A Bayesian analysis for pseudo-compositional data with spatial structure.
Edson Zangiacomi MartinezJorge A AchcarDavi Casale AragonMarisa Afonso de Andrade BrunherottiPublished in: Statistical methods in medical research (2019)
We proposed a Bayesian analysis of pseudo-compositional data in presence of a latent factor, assuming a spatial structure. This development was motivated by a dataset containing information on the number of newborns of primiparous mothers living in each of the microregions of the state of Sao Paulo, Brazil, in the year of 2015, stratified by the age of the mothers (15-18, 19-29 and 30 years or more). Considering that data on newborns are not stochastically distributed among the three age groups, but they are explained in relation to women's population structure, we adopted the expression "pseudo-compositional data" to refer to this data structure. The hypothesis of interest establishes that the age of the first pregnancy is associated with the economic conditions of the geographic area where the mother lives. The incidence of poverty was included as an independent variable.

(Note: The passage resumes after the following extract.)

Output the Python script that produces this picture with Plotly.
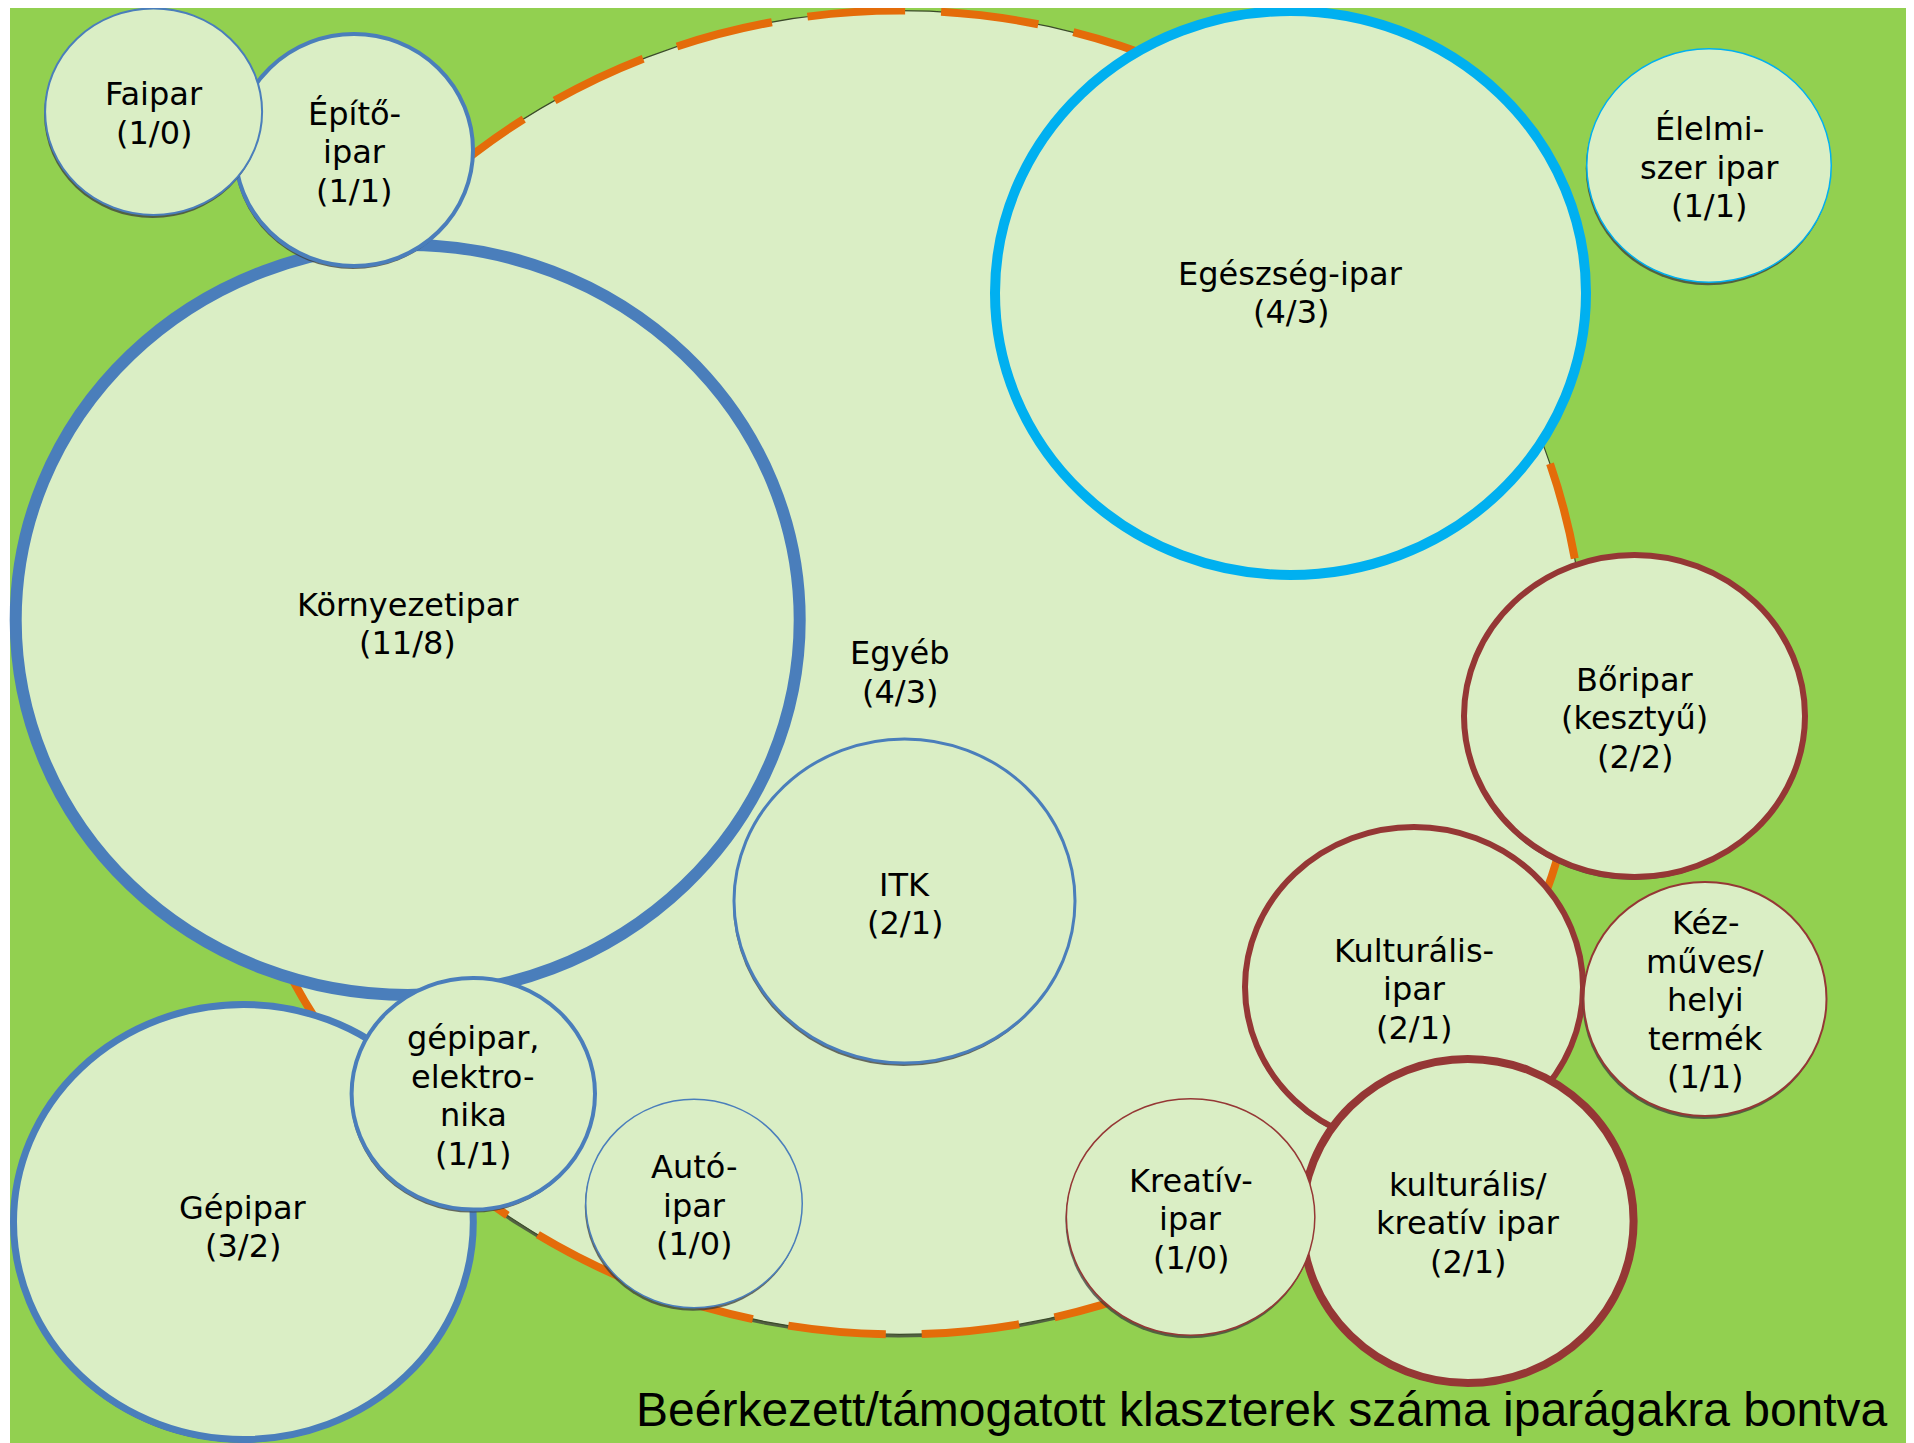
import plotly.graph_objects as go

# ---- data ----
categories = ["Egyéb", "Környezetipar", "Építő-<br>ipar", "Faipar", "Gépipar",
              "gépipar,<br>elektro-<br>nika", "Autó-<br>ipar", "ITK", "Egészség-ipar",
              "Élelmi-<br>szer ipar", "Bőripar<br>(kesztyű)", "Kulturális-<br>ipar",
              "kulturális/<br>kreatív ipar", "Kreatív-<br>ipar", "Kéz-<br>műves/<br>helyi<br>termék"]
received = [4, 11, 1, 1, 3, 1, 1, 2, 4, 1, 2, 2, 2, 1, 1]
supported = [3, 8, 1, 0, 2, 1, 0, 1, 3, 1, 2, 1, 1, 0, 1]
title_text = "Beérkezett/támogatott klaszterek száma iparágakra bontva"

# ---- layout geometry (outer edges, pixels of the canvas) ----
cx = [899.6, 407.7, 354.0, 153.6, 243.4, 473.3, 694.0, 904.5, 1290.5, 1709.0, 1634.5, 1414.0, 1467.8, 1190.6, 1705.0]
cy = [672.5, 620.0, 150.0, 111.7, 1222.0, 1093.8, 1203.6, 901.0, 293.0, 165.5, 716.0, 987.0, 1221.0, 1217.0, 999.0]
rx = [686.0, 398.0, 121.0, 109.5, 233.4, 123.7, 109.0, 172.0, 300.5, 123.0, 173.5, 172.0, 169.8, 125.0, 122.5]
ry = [662.5, 381.0, 118.0, 104.3, 221.0, 117.8, 105.0, 163.6, 287.0, 117.5, 164.0, 163.0, 166.0, 119.0, 118.0]
text_dy = [0, 4, 2, 2, 5, 2, 2, 3, 0, 2, 2, 2, 2, 2, 1]

BLUE = "#4A7EBB"
CYAN = "#00B0F0"
RED = "#953735"
ORANGE = "#E46C0A"
line_colors = ["#3b4a2a", BLUE, BLUE, BLUE, BLUE, BLUE, BLUE, BLUE, CYAN, CYAN, RED, RED, RED, RED, RED]
line_widths = [1.2, 12, 4, 2, 7, 4, 1.5, 3, 10, 1.5, 6, 6, 8, 1.5, 2]

BG = "#92D050"
FILL = "#DAEEC5"
W, H = 1914, 1443
OFF = 8            # page body margin compensation
LINE_H = 38.5      # label line spacing
FONT_SIZE = 32

fig = go.Figure()
fig.add_trace(go.Scatter(x=[OFF, W], y=[OFF, H], mode="markers",
                         marker=dict(opacity=0), hoverinfo="skip", showlegend=False))

shapes = []
shapes.append(dict(type="rect", xref="x", yref="y", x0=10, y0=7, x1=W + OFF, y1=H + OFF,
                   fillcolor=BG, line=dict(width=0), layer="below"))

for i in range(len(categories)):
    lw = line_widths[i]
    a = rx[i] - lw / 2
    b = ry[i] - lw / 2
    shapes.append(dict(type="circle", xref="x", yref="y",
                       x0=cx[i] - a - 1, x1=cx[i] + a - 1,
                       y0=cy[i] - b + 3, y1=cy[i] + b + 3,
                       fillcolor="rgba(60,60,60,0.75)", line=dict(width=0), layer="above"))
    shapes.append(dict(type="circle", xref="x", yref="y",
                       x0=cx[i] - a, x1=cx[i] + a, y0=cy[i] - b, y1=cy[i] + b,
                       fillcolor=FILL, line=dict(color=line_colors[i], width=lw), layer="above"))
    if i == 0:
        shapes.append(dict(type="circle", xref="x", yref="y",
                           x0=cx[i] - a, x1=cx[i] + a, y0=cy[i] - b, y1=cy[i] + b,
                           fillcolor="rgba(0,0,0,0)",
                           line=dict(color=ORANGE, width=8, dash="98px,36px"), layer="above"))

annotations = []
for i in range(len(categories)):
    lines = categories[i].split("<br>") + [f"({received[i]}/{supported[i]})"]
    n = len(lines)
    for k, txt in enumerate(lines):
        annotations.append(dict(x=cx[i], y=cy[i] + text_dy[i] + (k - (n - 1) / 2) * LINE_H,
                                xref="x", yref="y", text=txt,
                                showarrow=False, xanchor="center", yanchor="middle",
                                font=dict(family="DejaVu Sans", size=FONT_SIZE, color="black")))
annotations.append(dict(x=1890, y=1409, xref="x", yref="y", text=title_text,
                        showarrow=False, xanchor="right", yanchor="middle", align="right",
                        font=dict(family="Liberation Sans, Arial", size=48, color="black")))

fig.update_layout(
    width=W, height=H,
    margin=dict(l=0, r=0, t=0, b=0),
    paper_bgcolor="white", plot_bgcolor="white",
    xaxis=dict(range=[OFF, W + OFF], visible=False, fixedrange=True),
    yaxis=dict(range=[H + OFF, OFF], visible=False, fixedrange=True),
    shapes=shapes, annotations=annotations, showlegend=False,
)

fig.write_html("out.html", config={"displayModeBar": False})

Additive log-ratio (alr) and isometric log-ratio (ilr) transformations were considered, as is usually done in the analysis of compositional data. The model included a random effect related to the spatial effect assumed to have a conditional autoregressive structure. A Bayesian Markov Chain Monte Carlo (MCMC) simulation procedure was used to get the posterior summaries of interest. The model based on the (ilr) transformation was well fitted to the data, showing that in the microregions with the highest incidence of poverty, there are higher proportions of women who have their first child in adolescence, while in the microregions with the lowest incidence of poverty, there are higher proportions of women who have their first child after the age of 30 years. From these results it is possible to conclude that this Bayesian approach was very useful in the estimation of the parameters of the proposed model. The proposed method should have a broad application to other problems involving pseudo-compositional data.